In the analysis of almost every single Arab diplomat who spoke to Ahram Online, Israel is not serious, it will not commit and it has no reason to given current Arab weakness, Palestinian divisions – which in the reading of some were made acute by the Oslo Agreements – and the lack of US interest in devoting time or attention to the matter.

“The US knows that it is not going anywhere, at least for now, and this is why the engagement is not a high level one as was the case under the former US president Bill Clinton,” said one Arab diplomat. This is equally the assessment of the Palestinians who say that they attend the talks to give the world a sign that there is still a Palestinian cause to be settled, not because they are expecting anything out of the current talks. “We know there is no Palestinian state coming our way; we know it but we have to do something at least to improve the quality of the lives of our people under occupation,” said a Palestinian diplomat who took part to the recent Palestinian-Israeli meetings.

Political commentator Wahid Abdel-Meguid argues that there is no serious avenue for the peace process. “The Palestinians are becoming accustomed to the status quo and the Israelis are under no pressure whatsoever to give anything; Oslo is history and the peace process has hit an impasse,” he said.

Like many other Arab and international commentators, Abdel-Meguid does not see a window of opportunity for the two-state solution.

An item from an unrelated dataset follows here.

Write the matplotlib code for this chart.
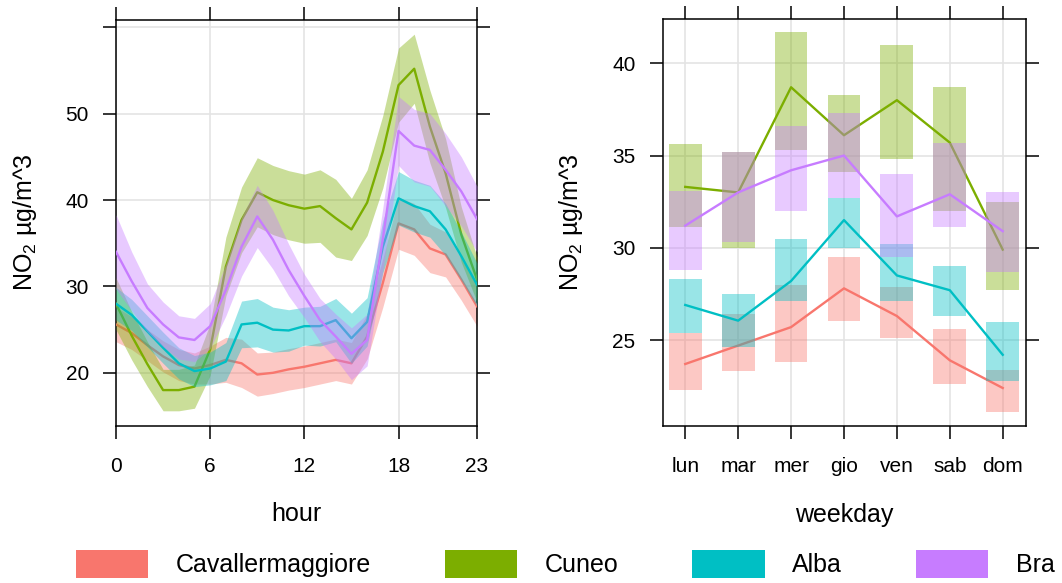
import numpy as np
import matplotlib
matplotlib.use("Agg")
import matplotlib.pyplot as plt
from matplotlib.patches import Patch

plt.rcParams['font.family'] = ['Liberation Sans', 'DejaVu Sans']
plt.rcParams['mathtext.fontset'] = 'custom'
plt.rcParams['mathtext.rm'] = 'Liberation Sans'
plt.rcParams['mathtext.it'] = 'Liberation Sans:italic'

sites = ['Cavallermaggiore', 'Cuneo', 'Alba', 'Bra']
colors = ['#F8766D', '#7CAE00', '#00BFC4', '#C77CFF']

# hourly means and half-width of the confidence band
hours = list(range(24))
cav_hour = [25.6, 24.6, 23.2, 21.9, 20.9, 20.5, 20.9, 21.5, 21.1, 19.8, 20.0, 20.4,
            20.7, 21.1, 21.5, 21.1, 24.2, 30.4, 37.3, 36.6, 34.4, 33.7, 30.8, 27.7]
cav_hour_ci = [2.0, 1.9, 1.8, 1.8, 1.8, 1.8, 2.2, 2.6, 2.8, 2.5, 2.4, 2.4,
               2.4, 2.4, 2.4, 2.4, 2.6, 2.8, 3.0, 3.0, 2.8, 2.6, 2.4, 2.3]
cun_hour = [28.0, 24.3, 21.0, 18.0, 18.0, 18.4, 22.7, 32.3, 37.7, 40.9, 40.0, 39.4,
            39.0, 39.3, 37.9, 36.6, 39.7, 45.6, 53.3, 55.2, 48.5, 43.1, 36.0, 30.8]
cun_hour_ci = [3.0, 2.8, 2.6, 2.4, 2.4, 2.5, 3.0, 3.4, 3.8, 4.0, 4.0, 4.0,
               4.0, 4.2, 4.5, 3.6, 3.8, 4.2, 4.3, 4.0, 4.2, 4.0, 3.2, 2.6]
alb_hour = [28.0, 26.7, 24.8, 22.9, 21.1, 20.2, 20.5, 21.3, 25.6, 25.8, 25.0, 24.9,
            25.4, 25.4, 26.1, 24.0, 25.9, 34.6, 40.2, 39.3, 38.7, 36.6, 33.5, 30.2]
alb_hour_ci = [1.9, 1.8, 1.8, 1.8, 1.8, 1.8, 1.9, 2.2, 2.7, 2.8, 2.6, 2.4,
               2.2, 2.3, 2.5, 2.9, 2.8, 3.0, 3.1, 3.0, 3.0, 3.0, 2.8, 2.5]
bra_hour = [34.0, 30.6, 27.5, 25.6, 24.1, 23.8, 25.4, 29.6, 34.6, 38.1, 35.4, 31.9,
            28.9, 26.1, 24.2, 22.2, 23.8, 35.5, 48.0, 46.3, 45.8, 43.5, 41.0, 37.8]
bra_hour_ci = [4.3, 3.4, 2.8, 2.6, 2.5, 2.5, 2.6, 3.0, 3.4, 3.6, 3.4, 3.0,
               2.5, 2.5, 2.6, 3.0, 3.0, 3.6, 4.0, 4.2, 4.2, 4.2, 4.0, 3.8]

# weekday means with lower / upper interval
days = ['lun', 'mar', 'mer', 'gio', 'ven', 'sab', 'dom']
cav_day = [23.7, 24.7, 25.7, 27.8, 26.3, 23.9, 22.4]
cav_day_lo = [22.3, 23.3, 23.8, 26.05, 25.1, 22.6, 21.1]
cav_day_hi = [25.4, 26.4, 28.0, 29.5, 27.9, 25.6, 23.4]
cun_day = [33.3, 33.0, 38.7, 36.1, 38.0, 35.7, 29.9]
cun_day_lo = [31.1, 30.0, 35.3, 34.1, 34.8, 32.0, 27.7]
cun_day_hi = [35.6, 35.2, 41.7, 38.3, 41.0, 38.7, 32.5]
alb_day = [26.9, 26.05, 28.2, 31.5, 28.5, 27.7, 24.2]
alb_day_lo = [25.4, 24.6, 27.1, 30.0, 27.1, 26.3, 22.8]
alb_day_hi = [28.3, 27.5, 30.5, 32.7, 30.2, 29.0, 26.0]
bra_day = [31.2, 33.0, 34.2, 35.0, 31.7, 32.9, 30.9]
bra_day_lo = [28.8, 30.3, 32.0, 32.7, 29.5, 31.1, 28.7]
bra_day_hi = [33.1, 35.2, 36.6, 37.3, 34.0, 35.7, 33.0]

hour_data = [(cav_hour, cav_hour_ci), (cun_hour, cun_hour_ci),
             (alb_hour, alb_hour_ci), (bra_hour, bra_hour_ci)]
day_data = [(cav_day, cav_day_lo, cav_day_hi), (cun_day, cun_day_lo, cun_day_hi),
            (alb_day, alb_day_lo, alb_day_hi), (bra_day, bra_day_lo, bra_day_hi)]

fig = plt.figure(figsize=(10.62, 5.83), dpi=100)
ax1 = fig.add_axes([116/1062, 1-425.5/583, 361/1062, 406/583])
ax2 = fig.add_axes([662.5/1062, 1-426/583, 363.5/1062, 407/583])

# hour panel
x = np.array(hours)
for i, (m, ci) in enumerate(hour_data):
    m = np.array(m)
    ci = np.array(ci)
    ax1.fill_between(x, m - ci, m + ci, color=colors[i], alpha=0.4, lw=0, zorder=2 + 2*i)
    ax1.plot(x, m, color=colors[i], lw=1.7, zorder=3 + 2*i)
ax1.set_xlim(0, 23)
ax1.set_ylim(13.9, 60.9)
ax1.set_xticks([0, 6, 12, 18, 23])
ax1.set_yticks([20, 30, 40, 50, 60])
ax1.set_yticklabels(['20', '30', '40', '50', ''])
ax1.set_xlabel('hour')

# weekday panel
xd = np.arange(1, 8)
for i, (m, lo, hi) in enumerate(day_data):
    lo = np.array(lo)
    hi = np.array(hi)
    ax2.bar(xd, hi - lo, bottom=lo, width=0.62, color=colors[i], alpha=0.4, lw=0, zorder=2 + 2*i)
    ax2.plot(xd, m, color=colors[i], lw=1.7, zorder=3 + 2*i)
ax2.set_xlim(0.57, 7.44)
ax2.set_ylim(20.34, 42.4)
ax2.set_xticks(xd)
ax2.set_xticklabels(days)
ax2.set_yticks([25, 30, 35, 40])
ax2.set_xlabel('weekday')

for ax in (ax1, ax2):
    ax.grid(True, color='#e4e4e4', lw=1.2, zorder=0)
    ax.set_axisbelow(True)
    ax.tick_params(direction='out', length=9.5, width=1.1, top=True, right=True,
                   labelsize=15, pad=10)
    ax.tick_params(axis='x', pad=13)
    for s in ax.spines.values():
        s.set_linewidth(1.1)
    ax.set_ylabel('NO$_2$ µg/m^3', fontsize=18)
    ax.xaxis.label.set_fontsize(18)
    ax.yaxis.set_label_coords(-0.252, 0.5)
    ax.xaxis.set_label_coords(0.5, -0.218)
    ax.xaxis.label.set_verticalalignment('center')
    ax.yaxis.label.set_verticalalignment('center')

handles = [Patch(facecolor=c, edgecolor='none') for c in colors]
fig.legend(handles, sites, loc='center', bbox_to_anchor=(565/1062, 1-564/583),
           ncol=4, frameon=False, fontsize=18, handlelength=2.9, handleheight=1.3,
           handletextpad=1.1, columnspacing=2.95, borderaxespad=0, borderpad=0)

fig.savefig('out.png', dpi=100)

He argues that the Palestinians who need to work for the two-state solution have lost what it takes, from territory to political energy, to pursue this objective.

He is also sceptical about another option that some politicians are talking about: the one-state solution.

“As for the one state dual nation solution, it is something that Israel will never agree to.”

For Abdel-Meguid, the Oslo Agreements were just one step in the long and often mismanaged road of the Palestinian cause “that has been firmly marked by the failure of Palestinian leaders to deliver the aspirations of their peoples and of the Arab countries to really champion the Palestinian cause.”

“It is a very sad and unfortunate story,” he states.